Count every line in the entries that follow where the word "with" appears, then state only the total.

_Records supplied_:
* * *
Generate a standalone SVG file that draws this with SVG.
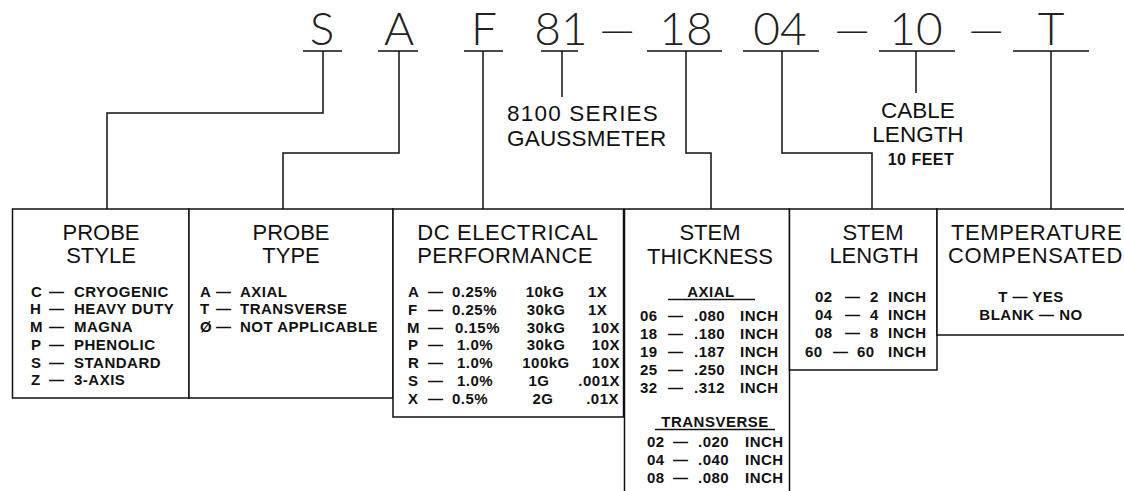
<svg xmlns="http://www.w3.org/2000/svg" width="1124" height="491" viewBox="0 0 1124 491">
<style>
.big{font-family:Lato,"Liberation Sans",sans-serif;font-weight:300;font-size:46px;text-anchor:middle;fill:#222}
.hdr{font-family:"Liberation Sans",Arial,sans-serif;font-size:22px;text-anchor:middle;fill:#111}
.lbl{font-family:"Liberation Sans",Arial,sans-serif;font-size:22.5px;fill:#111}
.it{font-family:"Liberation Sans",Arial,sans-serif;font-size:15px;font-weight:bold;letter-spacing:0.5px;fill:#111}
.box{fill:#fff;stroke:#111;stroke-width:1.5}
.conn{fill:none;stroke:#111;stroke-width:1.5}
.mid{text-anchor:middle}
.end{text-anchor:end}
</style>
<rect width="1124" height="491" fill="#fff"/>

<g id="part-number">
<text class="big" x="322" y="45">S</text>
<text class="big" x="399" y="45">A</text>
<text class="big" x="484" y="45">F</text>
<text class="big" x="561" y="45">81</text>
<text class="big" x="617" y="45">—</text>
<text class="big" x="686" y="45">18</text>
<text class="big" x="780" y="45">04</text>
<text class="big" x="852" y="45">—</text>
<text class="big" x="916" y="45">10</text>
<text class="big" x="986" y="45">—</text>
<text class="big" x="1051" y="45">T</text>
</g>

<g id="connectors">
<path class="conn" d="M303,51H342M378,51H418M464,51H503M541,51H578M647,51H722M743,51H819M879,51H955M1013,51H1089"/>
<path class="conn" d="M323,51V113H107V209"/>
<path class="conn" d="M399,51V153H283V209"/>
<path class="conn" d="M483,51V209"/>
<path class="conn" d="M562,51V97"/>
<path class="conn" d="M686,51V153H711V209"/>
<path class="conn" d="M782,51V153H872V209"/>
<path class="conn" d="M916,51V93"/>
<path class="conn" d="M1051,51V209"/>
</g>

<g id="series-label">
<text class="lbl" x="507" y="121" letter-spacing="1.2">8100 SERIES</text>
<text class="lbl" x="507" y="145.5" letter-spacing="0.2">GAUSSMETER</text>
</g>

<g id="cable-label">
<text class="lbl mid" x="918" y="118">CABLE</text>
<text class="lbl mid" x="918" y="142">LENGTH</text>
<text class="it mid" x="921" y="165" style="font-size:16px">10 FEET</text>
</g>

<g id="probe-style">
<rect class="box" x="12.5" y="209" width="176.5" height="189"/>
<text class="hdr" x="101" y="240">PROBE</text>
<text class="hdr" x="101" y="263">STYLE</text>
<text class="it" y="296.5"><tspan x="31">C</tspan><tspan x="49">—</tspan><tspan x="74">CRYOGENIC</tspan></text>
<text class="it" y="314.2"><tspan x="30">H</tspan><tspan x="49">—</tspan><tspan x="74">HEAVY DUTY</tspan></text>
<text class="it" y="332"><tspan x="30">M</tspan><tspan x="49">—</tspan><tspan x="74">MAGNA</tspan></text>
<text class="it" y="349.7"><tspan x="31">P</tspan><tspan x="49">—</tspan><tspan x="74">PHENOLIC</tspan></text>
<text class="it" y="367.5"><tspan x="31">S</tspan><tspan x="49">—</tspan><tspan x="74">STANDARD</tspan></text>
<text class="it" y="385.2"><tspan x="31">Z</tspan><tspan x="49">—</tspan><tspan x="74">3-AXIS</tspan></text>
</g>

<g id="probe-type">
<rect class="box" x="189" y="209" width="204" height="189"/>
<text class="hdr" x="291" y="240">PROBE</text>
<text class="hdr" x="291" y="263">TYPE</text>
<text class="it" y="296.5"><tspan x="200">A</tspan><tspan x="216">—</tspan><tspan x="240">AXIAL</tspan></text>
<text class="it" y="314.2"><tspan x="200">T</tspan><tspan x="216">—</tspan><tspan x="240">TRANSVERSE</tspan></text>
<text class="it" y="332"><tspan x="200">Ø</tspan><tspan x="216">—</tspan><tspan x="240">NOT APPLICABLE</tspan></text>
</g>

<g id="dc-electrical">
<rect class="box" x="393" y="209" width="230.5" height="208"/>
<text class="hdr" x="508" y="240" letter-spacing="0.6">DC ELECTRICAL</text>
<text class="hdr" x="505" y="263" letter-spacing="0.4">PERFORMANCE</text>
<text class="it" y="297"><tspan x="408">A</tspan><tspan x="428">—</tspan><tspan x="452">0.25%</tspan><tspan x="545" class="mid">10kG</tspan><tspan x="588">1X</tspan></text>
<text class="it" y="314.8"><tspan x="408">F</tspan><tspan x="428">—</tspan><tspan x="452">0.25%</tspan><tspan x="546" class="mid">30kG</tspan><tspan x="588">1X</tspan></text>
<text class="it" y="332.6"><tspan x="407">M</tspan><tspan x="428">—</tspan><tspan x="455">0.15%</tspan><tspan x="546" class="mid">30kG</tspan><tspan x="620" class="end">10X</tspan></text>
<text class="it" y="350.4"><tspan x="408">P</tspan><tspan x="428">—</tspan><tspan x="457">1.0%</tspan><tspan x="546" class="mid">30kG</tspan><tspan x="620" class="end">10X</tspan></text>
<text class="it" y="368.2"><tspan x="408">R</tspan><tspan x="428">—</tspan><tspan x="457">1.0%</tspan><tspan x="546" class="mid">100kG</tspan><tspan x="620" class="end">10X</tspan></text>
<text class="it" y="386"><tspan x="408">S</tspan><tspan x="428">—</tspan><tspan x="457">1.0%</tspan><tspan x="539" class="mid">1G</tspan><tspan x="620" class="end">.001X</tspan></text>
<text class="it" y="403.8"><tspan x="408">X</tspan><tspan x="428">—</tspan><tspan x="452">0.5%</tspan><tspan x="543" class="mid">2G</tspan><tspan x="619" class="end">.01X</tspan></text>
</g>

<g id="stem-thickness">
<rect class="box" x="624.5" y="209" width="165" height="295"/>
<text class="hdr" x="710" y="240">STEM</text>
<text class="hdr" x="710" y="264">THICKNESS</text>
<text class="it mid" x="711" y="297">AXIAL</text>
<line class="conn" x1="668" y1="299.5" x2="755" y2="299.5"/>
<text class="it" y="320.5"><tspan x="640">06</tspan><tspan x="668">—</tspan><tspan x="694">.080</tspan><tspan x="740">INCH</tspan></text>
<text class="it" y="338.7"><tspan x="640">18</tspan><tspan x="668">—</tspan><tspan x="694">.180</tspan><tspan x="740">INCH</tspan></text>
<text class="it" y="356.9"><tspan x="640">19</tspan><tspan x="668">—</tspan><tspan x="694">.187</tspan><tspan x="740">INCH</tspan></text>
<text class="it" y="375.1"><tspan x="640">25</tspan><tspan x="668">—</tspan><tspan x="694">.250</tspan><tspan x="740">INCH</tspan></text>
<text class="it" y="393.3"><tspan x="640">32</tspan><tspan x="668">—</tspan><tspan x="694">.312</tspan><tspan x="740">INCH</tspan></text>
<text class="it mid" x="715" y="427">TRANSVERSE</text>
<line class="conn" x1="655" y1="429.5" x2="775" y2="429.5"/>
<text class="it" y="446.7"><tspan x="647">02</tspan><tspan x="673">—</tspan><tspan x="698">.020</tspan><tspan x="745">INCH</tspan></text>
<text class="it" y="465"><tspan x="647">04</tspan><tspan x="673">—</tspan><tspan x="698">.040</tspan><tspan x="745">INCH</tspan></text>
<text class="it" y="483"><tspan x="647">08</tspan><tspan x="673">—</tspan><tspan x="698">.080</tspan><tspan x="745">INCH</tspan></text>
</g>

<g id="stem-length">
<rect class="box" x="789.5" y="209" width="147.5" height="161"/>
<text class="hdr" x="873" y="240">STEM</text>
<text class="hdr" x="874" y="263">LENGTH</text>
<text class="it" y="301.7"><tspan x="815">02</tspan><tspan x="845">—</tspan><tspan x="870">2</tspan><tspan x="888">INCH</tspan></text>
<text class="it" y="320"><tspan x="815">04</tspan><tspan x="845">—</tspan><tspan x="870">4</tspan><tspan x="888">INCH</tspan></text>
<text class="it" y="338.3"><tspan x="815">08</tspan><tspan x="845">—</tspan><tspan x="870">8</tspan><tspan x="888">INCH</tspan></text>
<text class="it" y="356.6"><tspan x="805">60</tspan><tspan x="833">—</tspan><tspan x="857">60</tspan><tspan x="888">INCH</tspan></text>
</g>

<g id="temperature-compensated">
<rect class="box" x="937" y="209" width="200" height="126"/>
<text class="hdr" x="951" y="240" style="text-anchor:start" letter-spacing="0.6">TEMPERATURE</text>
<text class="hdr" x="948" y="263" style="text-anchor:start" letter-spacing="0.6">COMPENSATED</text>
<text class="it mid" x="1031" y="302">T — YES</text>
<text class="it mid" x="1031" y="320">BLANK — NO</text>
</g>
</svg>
* * *
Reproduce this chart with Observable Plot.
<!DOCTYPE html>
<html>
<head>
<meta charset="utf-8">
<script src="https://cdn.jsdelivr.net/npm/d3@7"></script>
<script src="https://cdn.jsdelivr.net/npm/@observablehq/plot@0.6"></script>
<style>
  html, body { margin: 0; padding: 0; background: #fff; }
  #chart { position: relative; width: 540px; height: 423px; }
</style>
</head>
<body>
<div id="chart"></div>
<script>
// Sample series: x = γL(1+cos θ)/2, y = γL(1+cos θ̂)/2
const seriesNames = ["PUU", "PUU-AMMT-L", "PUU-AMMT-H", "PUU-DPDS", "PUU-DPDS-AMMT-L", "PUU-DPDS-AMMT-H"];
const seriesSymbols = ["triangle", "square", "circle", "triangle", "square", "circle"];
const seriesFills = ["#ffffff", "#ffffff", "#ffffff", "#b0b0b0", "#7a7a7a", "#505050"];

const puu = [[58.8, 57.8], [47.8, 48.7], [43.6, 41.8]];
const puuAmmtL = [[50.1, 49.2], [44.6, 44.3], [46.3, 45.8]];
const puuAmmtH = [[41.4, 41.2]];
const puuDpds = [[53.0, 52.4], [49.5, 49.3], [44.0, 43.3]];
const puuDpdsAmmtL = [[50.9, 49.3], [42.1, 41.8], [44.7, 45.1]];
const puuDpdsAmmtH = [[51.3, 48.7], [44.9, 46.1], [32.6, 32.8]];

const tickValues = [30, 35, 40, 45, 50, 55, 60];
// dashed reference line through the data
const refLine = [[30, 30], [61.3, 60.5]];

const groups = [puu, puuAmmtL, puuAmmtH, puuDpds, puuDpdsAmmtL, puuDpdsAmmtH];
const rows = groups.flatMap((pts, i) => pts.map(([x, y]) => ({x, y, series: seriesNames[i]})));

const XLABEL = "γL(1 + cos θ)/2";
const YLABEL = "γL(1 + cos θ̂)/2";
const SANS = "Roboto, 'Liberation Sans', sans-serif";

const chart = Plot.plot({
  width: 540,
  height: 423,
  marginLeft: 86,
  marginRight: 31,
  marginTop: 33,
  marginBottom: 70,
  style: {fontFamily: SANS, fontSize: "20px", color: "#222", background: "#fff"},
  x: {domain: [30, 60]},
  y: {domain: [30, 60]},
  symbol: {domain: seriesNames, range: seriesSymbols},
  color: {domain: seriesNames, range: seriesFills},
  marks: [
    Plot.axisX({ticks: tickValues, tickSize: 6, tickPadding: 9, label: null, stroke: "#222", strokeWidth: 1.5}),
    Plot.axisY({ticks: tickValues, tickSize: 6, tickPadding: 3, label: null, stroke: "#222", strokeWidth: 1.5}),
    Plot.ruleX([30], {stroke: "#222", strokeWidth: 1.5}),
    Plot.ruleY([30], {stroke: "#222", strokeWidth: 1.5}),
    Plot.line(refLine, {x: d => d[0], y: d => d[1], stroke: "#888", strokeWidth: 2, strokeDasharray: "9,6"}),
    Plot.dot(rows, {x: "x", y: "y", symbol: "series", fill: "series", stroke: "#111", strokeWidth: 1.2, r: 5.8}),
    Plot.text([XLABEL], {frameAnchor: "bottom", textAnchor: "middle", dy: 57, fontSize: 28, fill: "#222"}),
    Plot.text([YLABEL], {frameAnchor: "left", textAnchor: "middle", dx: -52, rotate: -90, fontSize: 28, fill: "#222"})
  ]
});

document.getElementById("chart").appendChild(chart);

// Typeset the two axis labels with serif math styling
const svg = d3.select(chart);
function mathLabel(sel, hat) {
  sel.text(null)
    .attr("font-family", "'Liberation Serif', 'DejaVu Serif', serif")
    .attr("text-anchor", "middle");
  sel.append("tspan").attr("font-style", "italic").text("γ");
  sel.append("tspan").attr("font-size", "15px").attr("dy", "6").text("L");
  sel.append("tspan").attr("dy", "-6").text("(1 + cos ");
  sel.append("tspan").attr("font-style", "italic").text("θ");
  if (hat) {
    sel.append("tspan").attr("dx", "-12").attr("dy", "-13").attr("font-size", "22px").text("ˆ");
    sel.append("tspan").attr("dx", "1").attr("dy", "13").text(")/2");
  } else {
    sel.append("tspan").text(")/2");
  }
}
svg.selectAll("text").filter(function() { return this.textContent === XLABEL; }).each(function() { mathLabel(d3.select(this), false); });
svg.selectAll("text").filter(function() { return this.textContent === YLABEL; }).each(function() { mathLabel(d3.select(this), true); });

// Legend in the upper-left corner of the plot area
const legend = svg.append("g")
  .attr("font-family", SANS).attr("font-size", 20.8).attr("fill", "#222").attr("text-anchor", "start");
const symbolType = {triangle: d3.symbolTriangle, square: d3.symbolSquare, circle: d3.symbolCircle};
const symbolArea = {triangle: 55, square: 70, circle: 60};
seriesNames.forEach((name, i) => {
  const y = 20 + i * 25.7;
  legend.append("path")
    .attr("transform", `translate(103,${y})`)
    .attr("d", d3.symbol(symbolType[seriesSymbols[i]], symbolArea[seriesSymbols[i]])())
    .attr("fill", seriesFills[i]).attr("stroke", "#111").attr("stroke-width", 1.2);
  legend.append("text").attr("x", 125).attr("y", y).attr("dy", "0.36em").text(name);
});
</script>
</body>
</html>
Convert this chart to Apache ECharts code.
* * *
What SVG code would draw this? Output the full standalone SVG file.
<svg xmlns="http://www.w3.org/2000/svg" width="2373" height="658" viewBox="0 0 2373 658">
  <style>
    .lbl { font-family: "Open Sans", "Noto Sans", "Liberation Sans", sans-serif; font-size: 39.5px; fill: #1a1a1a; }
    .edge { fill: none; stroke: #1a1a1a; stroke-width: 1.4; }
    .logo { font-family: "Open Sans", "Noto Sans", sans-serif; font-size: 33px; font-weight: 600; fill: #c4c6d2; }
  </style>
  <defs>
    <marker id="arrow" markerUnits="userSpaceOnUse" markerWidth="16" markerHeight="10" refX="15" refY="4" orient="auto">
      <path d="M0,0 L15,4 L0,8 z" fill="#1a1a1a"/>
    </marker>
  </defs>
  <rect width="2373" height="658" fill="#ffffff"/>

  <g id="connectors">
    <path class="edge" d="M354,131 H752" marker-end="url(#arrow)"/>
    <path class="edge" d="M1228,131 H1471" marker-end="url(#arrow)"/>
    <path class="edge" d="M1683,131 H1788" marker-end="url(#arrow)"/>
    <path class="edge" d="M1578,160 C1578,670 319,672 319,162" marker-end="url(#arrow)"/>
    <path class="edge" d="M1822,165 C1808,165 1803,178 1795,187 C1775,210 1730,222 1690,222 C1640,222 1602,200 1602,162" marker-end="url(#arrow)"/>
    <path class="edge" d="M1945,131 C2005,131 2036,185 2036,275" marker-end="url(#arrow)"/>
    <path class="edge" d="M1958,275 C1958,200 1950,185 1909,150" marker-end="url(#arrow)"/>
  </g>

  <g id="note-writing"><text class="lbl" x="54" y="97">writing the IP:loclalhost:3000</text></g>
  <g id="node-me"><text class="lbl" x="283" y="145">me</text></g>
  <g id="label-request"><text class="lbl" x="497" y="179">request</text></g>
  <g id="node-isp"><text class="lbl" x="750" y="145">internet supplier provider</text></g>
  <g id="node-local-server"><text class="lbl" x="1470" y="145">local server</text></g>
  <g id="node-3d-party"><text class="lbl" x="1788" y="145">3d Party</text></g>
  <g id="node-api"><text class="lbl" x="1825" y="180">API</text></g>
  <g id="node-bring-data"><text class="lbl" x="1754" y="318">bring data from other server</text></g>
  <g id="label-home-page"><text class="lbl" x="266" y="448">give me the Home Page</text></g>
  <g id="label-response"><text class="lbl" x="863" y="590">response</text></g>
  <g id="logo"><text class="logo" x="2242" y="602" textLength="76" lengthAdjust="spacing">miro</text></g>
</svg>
* * *
_Full output_:
3